Meadow in bloom offers a luxuriant landscape,' probably of
Bonnard's garden at his home Le Bosquet in Le Cannet. Here, in
contrast to the exhilarating jumble of The Garden, c. 1936, Bonnard created a more carefully tended, not nearly so agitated, image of nature, including pruned plantings and what appears to be a plowed field. The vegetation is cultivated and is enjoyed by someone. "There is hardly any Bonnard landscape as deserted as it first seems," wrote Jean Clair, "only showing itself to be inhabited after a lengthy look. A landscape existed for him, not in itself, but in the function of a human presence, no matter where he might tuck it." In this case the human presence is the woman in white in the upper left centre of the composition.
Although Bonnard usually distorted his subject matter for pictorial purposes, Meadow in Bloom is, nevertheless, distinctive in his landscape oeuvre. Instead of creating a semblance of spatial recession, Bonnard tipped the field upward in a fashion that can be described as at once stylistically primitive and advanced. Bonnard analysed the methods of naive artists in 1936: "Sunday painters: their naive love of objects leads them to discoveries. Techniques correspond to necessary artifice, the requirements of nature causing a limitation." As if momentarily copying the practice of the dabbler, in order to carefully inventory and record all of the plant types observed in the garden as well as the activities of both the hobbyist and the farmer, Bonnard eliminated shadows, employed a mininaturistic approach, and artificially flattened the space into a register of horizontal planes. The flattening of space is, of course, a technique also employed by sophisticated painters. Bonnard wrote in 1935: "Planes through colour. Rough out with colour contrasts." Hence, we move from brown to lavender in the lower section, then to the large field of green, a row of purple flowers and dark-green, spiky plants in the middle ground, then to a pattern of alternating orange and dark purple bands above. Bonnard knowingly distinguished himself from his contemporaries, who finally sought to dispense with subject matter. He wrote in 1934, "When one distorts nature, it still remains underneath, unlike purely imaginative works." For Bonnard, subject and structure meld with neither being compromised; he is not interested in making "purely imaginary works," that is, complete abstractions.

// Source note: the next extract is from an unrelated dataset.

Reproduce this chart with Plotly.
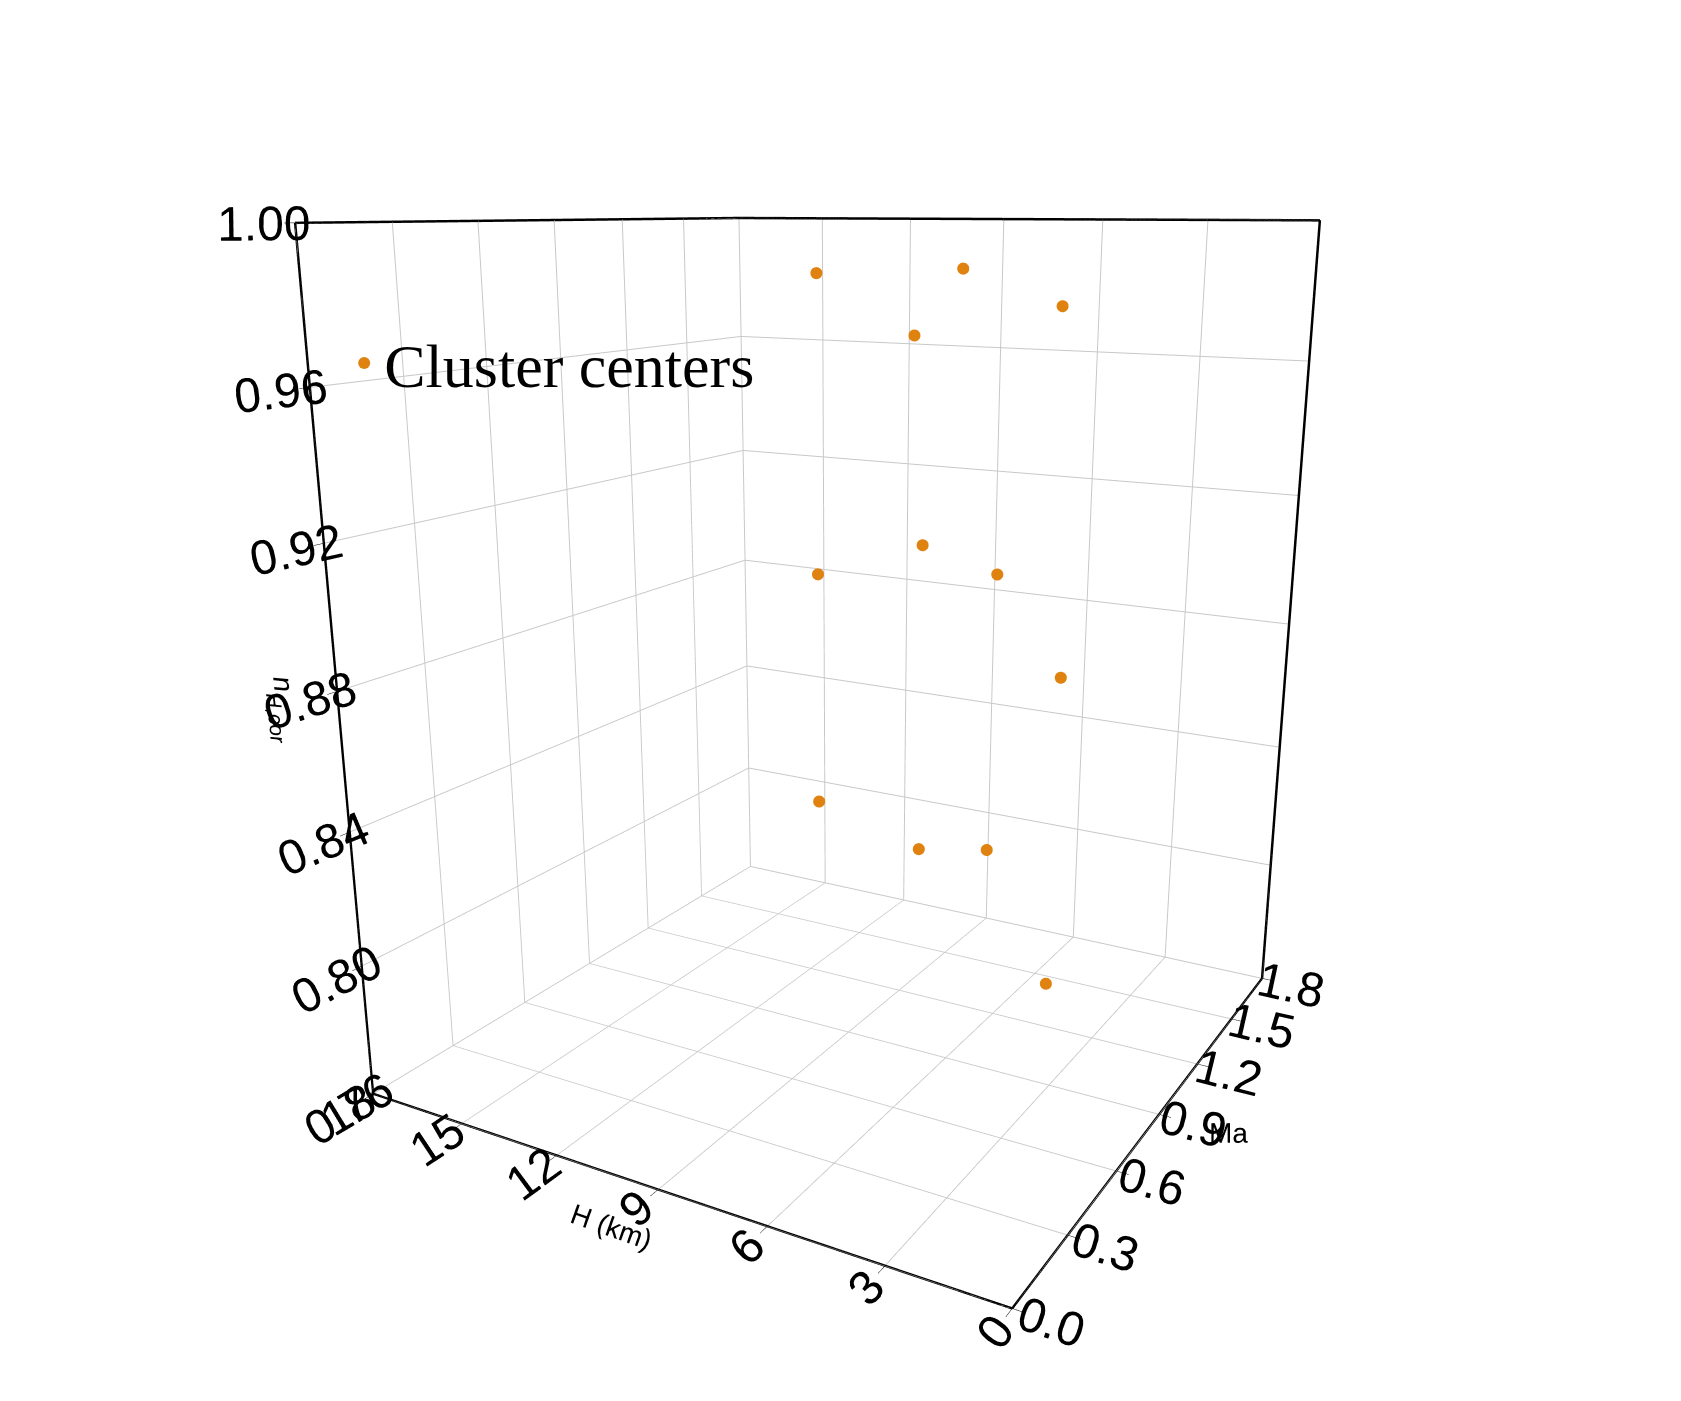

If Meadow in Bloom appears exceptional in comparison with Bonnard's late landscapes, it is altogether reminiscent of his contemporaneous still-lifes and interiors. In its exaggerated perspective, with the green plain a kind of terrace poised precipitously above the plowed field, the composition resembles many in which a tilted tabletop or floor is seen. Too, the juxtaposition of the curious brickwork in the upper left with the field recalls the patterns of tile work side by side with shutters in so many backgrounds of his figurative paintings. It would appear, then, that Meadow in Bloom is a unique attempt by Bonnard to apply the compositional arrangement of his domestic environments to a landscape.